Except there are many questions about that.
Until Monday, Cameron had never signaled that he would be open to exceptions in Kentucky’s extreme abortion ban. Until Monday, in both words and deeds, he had stood staunchly behind Kentucky’s trigger law after the Dobbs decision and Kentucky’s own fetal heartbeat bill, which has virtually eliminated abortion in our state. He said so in at least two debates, and his office argued in favor of the current laws in front of the Kentucky Supreme Court.
These have had real life consequences for Kentucky women, like one whose baby had no brain, but who was forced to carry to term, or another who had to seek an out of state termination because even though her baby’s anomaly would kill him and possibly give her cancer, her doctors did not think they could help her.
Cameron didn’t even seem open to helping doctors in Kentucky by encouraging legislators to make Kentucky’s exceptions for the life of the mother more specific about fetal anomalies that might require termination as more progressive states — like, ahem, Louisiana — has done.
It’s also worth pointing out that Rep. Jason Nemes, R-Louisville, did file a bill allowing exceptions, and it didn’t even get a committee hearing. So Cameron can hide behind the extreme supermajority in the legislature.
Voters are going to get confused. Nor has he helped explain his position on birth control, which he was for, apparently before he filled out the Northern Kentucky Right to Life questionnaire saying he was against it.
Now this questionnaire conflates abortion and birth control, which for some extremists are one and the same. But Cameron should read more carefully. Some of his fellow GOP candidates did so and left the questions blank.
I’ll take Cameron at his word that he supports birth control, which is, after all, the best way to avoid abortion. What I find more alarming is that Cameron said he opposed Medicaid funding for birth control, which is a way many poor women receive it. Luckily, Medicaid is a federal program, thus immune from the vagaries of gubernatorial candidates.
It would be interesting to see Cameron’s internal polling with women, moderates, and suburbanites, the same people who stopped a constitutional amendment that he supported to make an abortion ban permanent.

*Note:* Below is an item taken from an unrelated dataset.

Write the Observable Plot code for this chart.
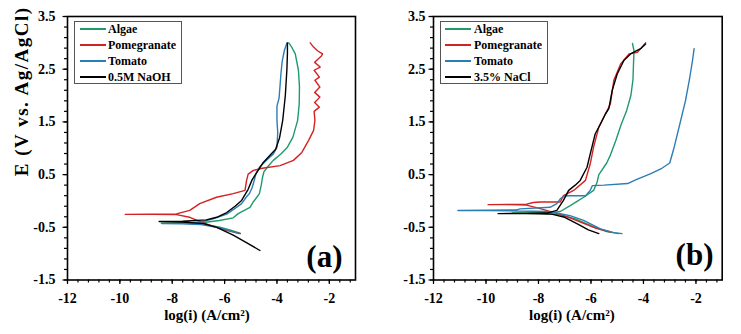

All this to say, Cameron’s new positions are fooling very few. You can’t drum up the base and appeal to suburban moderates at the same time. Just as teachers don’t buy Cameron’s crocodile tear apologies now that he needs their votes, women know that we’re close enough to a Margaret Atwood dystopian novel as it is. With our personal freedoms on the line, we can’t risk playing footsie with a politician whose views change with every new poll.